If I have some conditions and assumptions described below:

Dataset (training set & testing set) are both color images

The input of VAE is [batch_size, 3, 256, 256]
VAE has been trained, including an encoder and decoder
The output of the encoder is mu and the log_var, dimension is [batch_size, 256]
The input of the decoder is [batch_size, 3, 256, 256]

The data x to be tested today is [batch_size, 3, 256, 256]

I want to use the algorithm 4. in the VAE paper “Variational Autoencoder based Anomaly Detection
using Reconstruction Probability” to do the anomaly detection, but I don’t know how to define the reconstruction probability function and how can I get mu and log_var via decoder??? (decoder output is a color image)
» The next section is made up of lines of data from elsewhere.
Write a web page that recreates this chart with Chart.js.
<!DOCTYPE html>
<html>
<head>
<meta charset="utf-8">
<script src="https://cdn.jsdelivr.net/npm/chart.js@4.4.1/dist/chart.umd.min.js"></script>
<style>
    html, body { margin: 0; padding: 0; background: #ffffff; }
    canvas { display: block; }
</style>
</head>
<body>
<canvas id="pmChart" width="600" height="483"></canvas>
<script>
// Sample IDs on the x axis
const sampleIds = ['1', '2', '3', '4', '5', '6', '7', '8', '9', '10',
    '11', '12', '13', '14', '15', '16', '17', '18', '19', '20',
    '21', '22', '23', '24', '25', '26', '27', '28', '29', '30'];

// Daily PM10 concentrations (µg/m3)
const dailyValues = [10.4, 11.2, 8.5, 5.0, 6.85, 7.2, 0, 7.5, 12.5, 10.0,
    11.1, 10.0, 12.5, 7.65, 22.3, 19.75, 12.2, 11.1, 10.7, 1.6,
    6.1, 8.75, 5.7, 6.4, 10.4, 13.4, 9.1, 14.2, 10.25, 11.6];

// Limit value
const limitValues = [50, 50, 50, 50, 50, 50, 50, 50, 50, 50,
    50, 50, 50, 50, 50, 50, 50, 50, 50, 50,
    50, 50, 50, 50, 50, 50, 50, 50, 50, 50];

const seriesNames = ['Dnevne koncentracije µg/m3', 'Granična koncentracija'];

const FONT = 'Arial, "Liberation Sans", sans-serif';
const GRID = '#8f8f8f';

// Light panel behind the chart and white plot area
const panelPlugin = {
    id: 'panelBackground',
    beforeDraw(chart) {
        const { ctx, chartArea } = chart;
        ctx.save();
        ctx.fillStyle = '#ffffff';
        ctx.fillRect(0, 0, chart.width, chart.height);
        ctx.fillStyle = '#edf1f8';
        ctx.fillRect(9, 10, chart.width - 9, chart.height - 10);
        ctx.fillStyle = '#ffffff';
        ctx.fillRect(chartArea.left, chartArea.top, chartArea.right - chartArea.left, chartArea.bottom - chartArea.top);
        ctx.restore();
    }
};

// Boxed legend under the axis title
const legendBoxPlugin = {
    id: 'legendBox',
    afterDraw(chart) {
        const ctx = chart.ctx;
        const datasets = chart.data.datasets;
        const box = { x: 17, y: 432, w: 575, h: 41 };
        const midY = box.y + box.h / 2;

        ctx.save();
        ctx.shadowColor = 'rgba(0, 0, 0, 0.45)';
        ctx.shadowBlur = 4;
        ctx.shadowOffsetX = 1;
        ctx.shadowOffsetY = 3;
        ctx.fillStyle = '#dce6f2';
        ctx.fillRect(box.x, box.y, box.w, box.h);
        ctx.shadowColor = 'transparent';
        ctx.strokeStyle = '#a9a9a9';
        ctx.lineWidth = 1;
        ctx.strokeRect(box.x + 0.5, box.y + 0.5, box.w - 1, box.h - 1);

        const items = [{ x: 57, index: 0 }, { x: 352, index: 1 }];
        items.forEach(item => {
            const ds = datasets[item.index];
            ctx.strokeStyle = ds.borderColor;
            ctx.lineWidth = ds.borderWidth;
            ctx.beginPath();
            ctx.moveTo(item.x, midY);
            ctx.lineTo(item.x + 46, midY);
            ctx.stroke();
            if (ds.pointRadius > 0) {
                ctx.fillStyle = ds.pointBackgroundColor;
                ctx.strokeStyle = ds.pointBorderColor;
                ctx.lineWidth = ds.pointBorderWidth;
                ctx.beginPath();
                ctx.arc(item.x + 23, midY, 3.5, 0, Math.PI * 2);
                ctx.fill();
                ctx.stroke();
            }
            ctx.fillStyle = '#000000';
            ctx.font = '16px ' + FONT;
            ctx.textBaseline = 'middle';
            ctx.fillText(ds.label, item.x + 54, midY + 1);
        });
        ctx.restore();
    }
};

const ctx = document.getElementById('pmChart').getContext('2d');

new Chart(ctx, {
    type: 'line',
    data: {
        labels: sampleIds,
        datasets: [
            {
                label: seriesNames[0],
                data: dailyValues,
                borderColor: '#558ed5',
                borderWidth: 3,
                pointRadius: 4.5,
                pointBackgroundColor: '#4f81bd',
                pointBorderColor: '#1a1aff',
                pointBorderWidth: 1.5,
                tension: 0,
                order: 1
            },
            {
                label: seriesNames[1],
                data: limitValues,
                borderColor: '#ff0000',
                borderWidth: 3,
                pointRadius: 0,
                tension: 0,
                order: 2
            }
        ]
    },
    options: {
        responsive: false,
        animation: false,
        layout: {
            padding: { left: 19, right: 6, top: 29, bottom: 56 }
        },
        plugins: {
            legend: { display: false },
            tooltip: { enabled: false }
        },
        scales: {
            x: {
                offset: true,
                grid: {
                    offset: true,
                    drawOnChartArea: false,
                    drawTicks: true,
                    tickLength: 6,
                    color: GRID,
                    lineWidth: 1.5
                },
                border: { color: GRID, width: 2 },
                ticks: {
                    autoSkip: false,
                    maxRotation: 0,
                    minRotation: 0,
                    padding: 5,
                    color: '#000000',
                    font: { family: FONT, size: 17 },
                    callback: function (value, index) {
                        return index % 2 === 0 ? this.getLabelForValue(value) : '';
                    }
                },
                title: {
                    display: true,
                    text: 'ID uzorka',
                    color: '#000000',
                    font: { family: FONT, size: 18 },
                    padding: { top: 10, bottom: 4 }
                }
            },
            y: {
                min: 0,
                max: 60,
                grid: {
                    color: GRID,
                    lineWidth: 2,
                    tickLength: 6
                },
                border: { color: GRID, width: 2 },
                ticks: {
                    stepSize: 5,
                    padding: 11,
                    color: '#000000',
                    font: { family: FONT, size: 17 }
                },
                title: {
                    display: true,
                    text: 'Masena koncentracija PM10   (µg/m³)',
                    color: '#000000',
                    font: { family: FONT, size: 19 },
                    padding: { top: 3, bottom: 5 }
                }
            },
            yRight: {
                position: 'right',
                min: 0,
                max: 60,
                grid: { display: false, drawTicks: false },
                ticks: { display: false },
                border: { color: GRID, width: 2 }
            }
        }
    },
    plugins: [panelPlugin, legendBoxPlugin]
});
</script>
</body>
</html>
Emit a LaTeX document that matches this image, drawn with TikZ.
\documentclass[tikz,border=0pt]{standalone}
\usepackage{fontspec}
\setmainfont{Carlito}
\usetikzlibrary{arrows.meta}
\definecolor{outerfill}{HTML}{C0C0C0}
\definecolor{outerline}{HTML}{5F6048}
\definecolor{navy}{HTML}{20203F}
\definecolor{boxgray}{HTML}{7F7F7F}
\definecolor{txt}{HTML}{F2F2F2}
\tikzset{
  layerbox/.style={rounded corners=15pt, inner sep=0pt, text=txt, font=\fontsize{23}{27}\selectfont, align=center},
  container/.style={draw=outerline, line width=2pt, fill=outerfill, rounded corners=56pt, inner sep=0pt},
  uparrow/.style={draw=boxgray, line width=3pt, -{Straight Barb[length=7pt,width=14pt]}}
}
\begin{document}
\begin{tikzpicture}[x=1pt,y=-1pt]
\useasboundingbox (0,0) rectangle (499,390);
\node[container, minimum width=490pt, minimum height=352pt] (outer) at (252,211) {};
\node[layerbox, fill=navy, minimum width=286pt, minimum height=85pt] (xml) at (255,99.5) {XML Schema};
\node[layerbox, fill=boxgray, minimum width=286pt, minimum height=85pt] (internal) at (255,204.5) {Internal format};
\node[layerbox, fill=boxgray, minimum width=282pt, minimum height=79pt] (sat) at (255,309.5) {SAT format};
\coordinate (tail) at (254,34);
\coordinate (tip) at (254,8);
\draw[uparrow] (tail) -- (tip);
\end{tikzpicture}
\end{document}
Note that in the paper the output of the decoder is not just a “point estimator” as in your description (if that is the output of the decoder rather than the input) but a distribution p(x | z) which is assumed to be Gaussian (when the inputs are continuous).

So you should have (for example)

encoder input [batch_size, 3, 256, 256]

encoder output mu, log_var as [batch_size, 256]

decoder input [batch_size, 256]

decoder output mean, log_variance of [batch_size, 3, 256, 256]

The reconstruction probability is defined as the likelihood of the input given by the encoder-decoder. As that requires integrating the latents, the latents are sampled from the mu and log_var output by the encoder. Then the likelihood of the input given the decoder with each given latent input is computed and then averaged over the samples.

If you cannot modify your setup to give mean and var as decoder outputs, you might assume a fixed log_var (maybe estimated from “known good” data) and use the output of your decoder as means.